There will cases where the data is not exactly iid. For instance there might be weak spatial correlation. In this case, one might want to bootstrap by resampling clusters of data to replicate the dependence.

Probability refresher

Central limit theorem: given a sequence of iid random variables $(X_1, X_2, ...)$ with $\mathbb{E}X = \mu$ and $Var[X_i]=\sigma^2 < \infty$ , define $S_n = 1/n ( X_1 + ... + X_n)$ , then:

$\sqrt{n} ( S_n - \mu) \overset{d}{\rightarrow} \mathcal{N}(0,\sigma^2)$

Law of large numbers: for the same sequence $S_n \overset{p}{\rightarrow} \mu$

Probability limit: given a sequence $X_1,X_2,...$ we say that $X_n$ converges in probability to $X$ , and write $X_n \overset{p}{\rightarrow} X$ if for every $\epsilon$ we have that

$\lim_{n \rightarrow \infty} Pr \Big[ |X_n - X| \geq \epsilon \Big] = 0$

Convergence in distribution: we write $X_n \overset{d}{\rightarrow} X$ iff $P(X_n \leq x) \rightarrow P(X \leq x)$ for all $x$ .

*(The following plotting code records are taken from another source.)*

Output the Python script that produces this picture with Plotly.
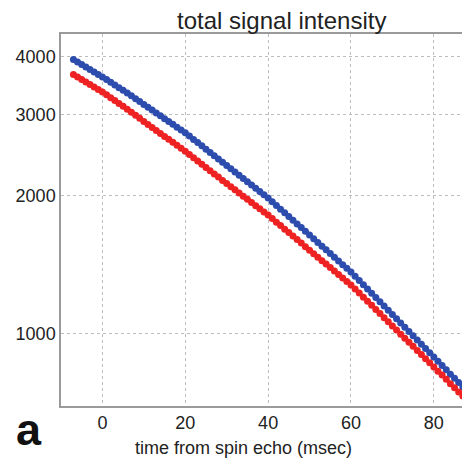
import plotly.graph_objects as go

# time from spin echo (msec)
time_ms = list(range(-7, 88))

# blue series (upper)
blue_vals = [3949, 3900, 3852, 3804, 3757, 3711, 3665, 3620,
             3572, 3524, 3477, 3431, 3385, 3341, 3293, 3247, 3201, 3155,
             3111, 3067, 3023, 2980, 2938, 2897, 2856, 2815, 2775, 2736,
             2692, 2648, 2606, 2564, 2522, 2481, 2441, 2402, 2363, 2325,
             2287, 2250, 2214, 2178, 2143, 2108, 2074, 2041, 2008, 1975,
             1939, 1903, 1868, 1834, 1800, 1767, 1735, 1703, 1672, 1641,
             1611, 1581, 1552, 1524, 1496, 1468, 1441, 1415, 1389, 1364,
             1335, 1307, 1280, 1253, 1226, 1200, 1175, 1150, 1126, 1102,
             1079, 1056, 1034, 1012, 991, 970, 950, 930, 910, 891,
             872, 854, 836, 818, 801, 784, 768]

# red series (lower)
red_vals = [3665, 3619, 3575, 3530, 3487, 3444, 3401, 3359,
            3311, 3263, 3216, 3170, 3124, 3080, 3033, 2987, 2942, 2896,
            2854, 2812, 2770, 2728, 2688, 2649, 2610, 2571, 2532, 2495,
            2455, 2416, 2377, 2339, 2301, 2264, 2228, 2193, 2157, 2123,
            2089, 2057, 2025, 1993, 1962, 1931, 1901, 1872, 1842, 1813,
            1782, 1750, 1720, 1690, 1661, 1632, 1604, 1576, 1548, 1521,
            1495, 1469, 1443, 1419, 1394, 1370, 1346, 1323, 1300, 1278,
            1252, 1227, 1202, 1178, 1154, 1130, 1108, 1085, 1063, 1041,
            1020, 999, 979, 959, 940, 921, 902, 884, 866, 848,
            830, 814, 797, 780, 764, 748, 733]

x_ticks = [0, 20, 40, 60, 80]
y_ticks = [1000, 2000, 3000, 4000]
y_tick_labels = ["1000", "2000", "3000", "4000"]

FONT = "Liberation Sans, Arial, sans-serif"

fig = go.Figure()
fig.add_trace(go.Scatter(x=time_ms, y=blue_vals, mode="markers",
                         marker=dict(color="#2c4cae", size=7, line=dict(width=0)),
                         showlegend=False, cliponaxis=True))
fig.add_trace(go.Scatter(x=time_ms, y=red_vals, mode="markers",
                         marker=dict(color="#ee2222", size=7, line=dict(width=0)),
                         showlegend=False, cliponaxis=True))

fig.update_layout(
    width=462, height=458,
    margin=dict(l=61, r=0, t=34, b=52),
    paper_bgcolor="white", plot_bgcolor="white",
    font=dict(family=FONT, size=18, color="#222"),
    xaxis=dict(range=[-10, 86.8], tickvals=x_ticks, showgrid=True,
               gridcolor="#bdbdbd", griddash="dot", gridwidth=1,
               showline=True, linecolor="#9a9a9a", linewidth=1.5, mirror=True,
               ticks="", zeroline=False, tickfont=dict(size=18)),
    yaxis=dict(type="log", range=[2.8435, 3.652], tickvals=y_ticks,
               ticktext=y_tick_labels, showgrid=True,
               gridcolor="#bdbdbd", griddash="dot", gridwidth=1,
               showline=True, linecolor="#9a9a9a", linewidth=1.5, mirror=False,
               ticks="", zeroline=False, tickfont=dict(size=18)),
    annotations=[
        dict(text="total signal intensity", xref="paper", yref="paper",
             x=0.551, y=1.0, yshift=-2, xanchor="center", yanchor="bottom",
             showarrow=False, font=dict(size=24, color="#222")),
        dict(text="time from spin echo (msec)", xref="paper", yref="paper",
             x=0.454, y=-0.112, xanchor="center", yanchor="middle",
             showarrow=False, font=dict(size=18, color="#222")),
        dict(text="<b>a</b>", xref="paper", yref="paper",
             x=-0.08, y=-0.137, xanchor="center", yanchor="bottom",
             showarrow=False, font=dict(size=45, color="#111")),
    ],
)

fig.write_html("out.html")
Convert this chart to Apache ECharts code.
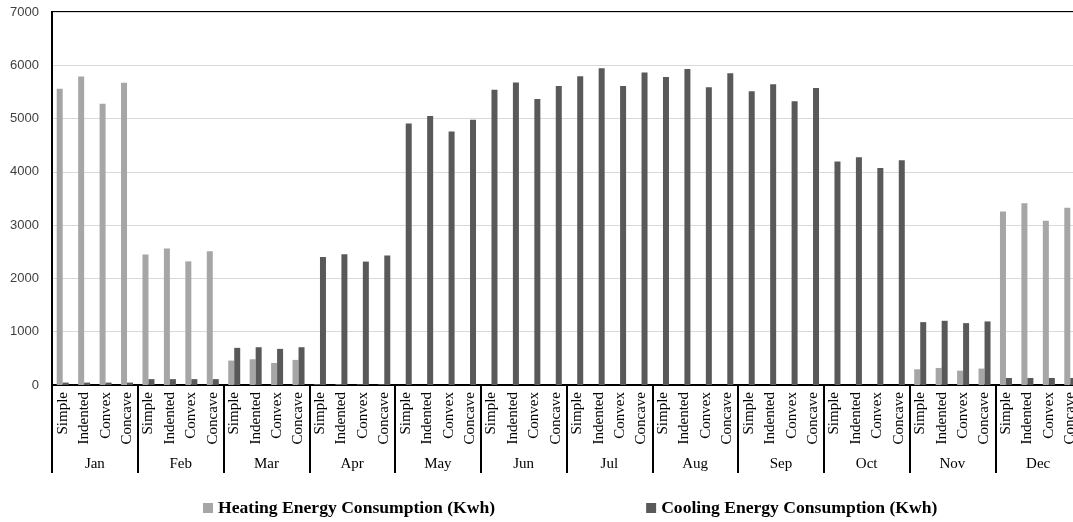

Expressing matrix products: Let's look at $X_n' X_n$ . We have defined $X_n$ as an $n \times k$ matrix where each row correspond to indivual $i$ regressors $x_i$ which is $k \times 1$ . Hence the element in row $i$ and column j of $X_n$ is $[X_n]_{ij} = [x_i]_j$ , the $j$ component of the regressors of individual $i$ .

Looking at the matrix $C = X_n' X_n$ , by definition of the matrix mulitplication, the elements of $C$ are

$\begin{aligned} [C]_{pq} & = \sum_i [X'_n]_{pi} \cdot [X_n]_{iq} \\ & = \sum_i [X_n]_{ip} \cdot [X_n]_{iq} \\ & = \sum_i [x_i]_{p} \cdot [x_i]_{q} \\ & = \sum_i \sum_{l=1}^1 [ x_i]_{pl} \cdot [x_i]_{ql} \\ & = \sum_i \sum_{l=1}^1 [ x_i]_{pl} \cdot [x'_i]_{lq} \\ & = \sum_i \Big[ x_i x'_i \Big]_{pq} \end{aligned}$

where we recognized the matrix multiplication $D_i = x_i x_i'$ which is $k \times k$ and has for elements $[D_i]_{pq} = [x_i]_p [x_i]_q$ . Hence we do get that $C = \sum_i D_i$ and :

$\begin{aligned} X_n' X_n & = C \\ & = \sum_i D_i \\ & = \sum_i x_i x'_i \\ \end{aligned}$

We used this often in proofs to express the limits as averages.